• [OBJECTIVE]
Include in the output only the lines from the opening of the records through the line containing "YAxis, ReferenceLine, Label", each printed exactly; pictures are omitted.

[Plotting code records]
<<<<

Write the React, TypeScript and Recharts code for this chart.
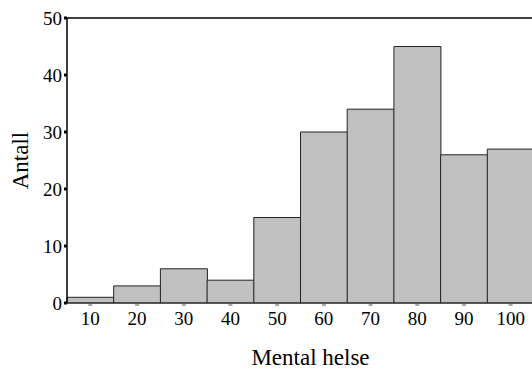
import { BarChart, Bar, XAxis, YAxis, ReferenceLine, Label } from 'recharts';

const bins = ['10', '20', '30', '40', '50', '60', '70', '80', '90', '100'];
const counts = [1, 3, 6, 4, 15, 30, 34, 45, 26, 27];
const yTicks = [0, 10, 20, 30, 40, 50];

const FONT = '"Liberation Serif", "Times New Roman", serif';

const data = bins.map((bin, i) => ({ bin, count: counts[i] }));

// small horizontal dash above each x label, like the original
function XTick(props: any) {
  const { x, y, payload } = props;
  return (
    <g>
      <line x1={x - 2} x2={x + 2} y1={y} y2={y} stroke="#555" strokeWidth={1} />
      <text x={x} y={y + 20} textAnchor="middle" fontSize={19} fontFamily={FONT} fill="#000">
        {payload.value}
      </text>
    </g>
  );
}

export default function App() {
  return (
    <div style={{ position: 'absolute', left: 0, top: 0, width: 532, height: 369, overflow: 'hidden', background: '#fff' }}>
      <BarChart
        width={545}
        height={369}
        data={data}
        margin={{ top: 18, right: 11, bottom: 0, left: 0 }}
        barCategoryGap={0}
      >
        <XAxis
          dataKey="bin"
          height={66}
          axisLine={{ stroke: '#222' }}
          tickLine={false}
          tickSize={0}
          tick={<XTick />}
          interval={0}
        >
          <Label
            content={({ viewBox }: any) => (
              <text
                x={viewBox.x + viewBox.width / 2 + 10}
                y={viewBox.y + 62}
                textAnchor="middle"
                fontSize={23}
                fontFamily={FONT}
                fill="#000"
              >
                Mental helse
              </text>
            )}
          />
        </XAxis>
        <YAxis
          width={67}
          domain={[0, 50]}
          ticks={yTicks}
          interval={0}
          axisLine={{ stroke: '#000', strokeWidth: 1.5 }}
          tickLine={{ stroke: '#000', strokeWidth: 3 }}
          tickSize={3}
          tick={{ fontSize: 19, fontFamily: FONT, fill: '#000' }}
        >
          <Label
            content={({ viewBox }: any) => {
              const cx = 20;
              const cy = viewBox.y + viewBox.height / 2;
              return (
                <text
                  x={cx}
                  y={cy}
                  transform={`rotate(-90 ${cx} ${cy})`}
                  textAnchor="middle"
                  dominantBaseline="central"
                  fontSize={23}
                  fontFamily={FONT}
                  fill="#000"
                >
                  Antall
                </text>
              );
            }}
          />
        </YAxis>
        <ReferenceLine y={50} stroke="#000" strokeWidth={1.5} />
        <Bar dataKey="count" fill="#c0c0c0" stroke="#222" strokeWidth={1} isAnimationActive={false} />
      </BarChart>
    </div>
  );
}
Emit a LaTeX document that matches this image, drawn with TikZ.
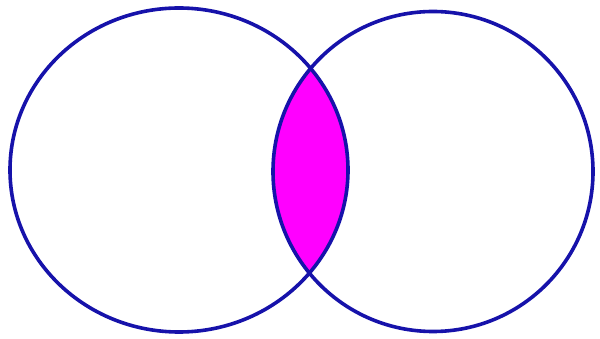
\documentclass[tikz,border=0pt]{standalone}
\begin{document}
\begin{tikzpicture}[x=1pt,y=-1pt]
\definecolor{vennblue}{RGB}{22,18,170}
\definecolor{vennfill}{RGB}{255,0,255}
\tikzset{vennline/.style={draw=vennblue,line width=3.6pt}}
\useasboundingbox[fill=white] (0,0) rectangle (600,339);
\begin{scope}
\clip (179,170) ellipse [x radius=169, y radius=162];
\fill[vennfill] (433,171.5) ellipse [x radius=160, y radius=160];
\end{scope}
\draw[vennline] (179,170) ellipse [x radius=169, y radius=162];
\draw[vennline] (433,171.5) ellipse [x radius=160, y radius=160];
\end{tikzpicture}
\end{document}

>>>>

• [CORRECT RESPONSE]
Write the React, TypeScript and Recharts code for this chart.
import { BarChart, Bar, XAxis, YAxis, ReferenceLine, Label } from 'recharts';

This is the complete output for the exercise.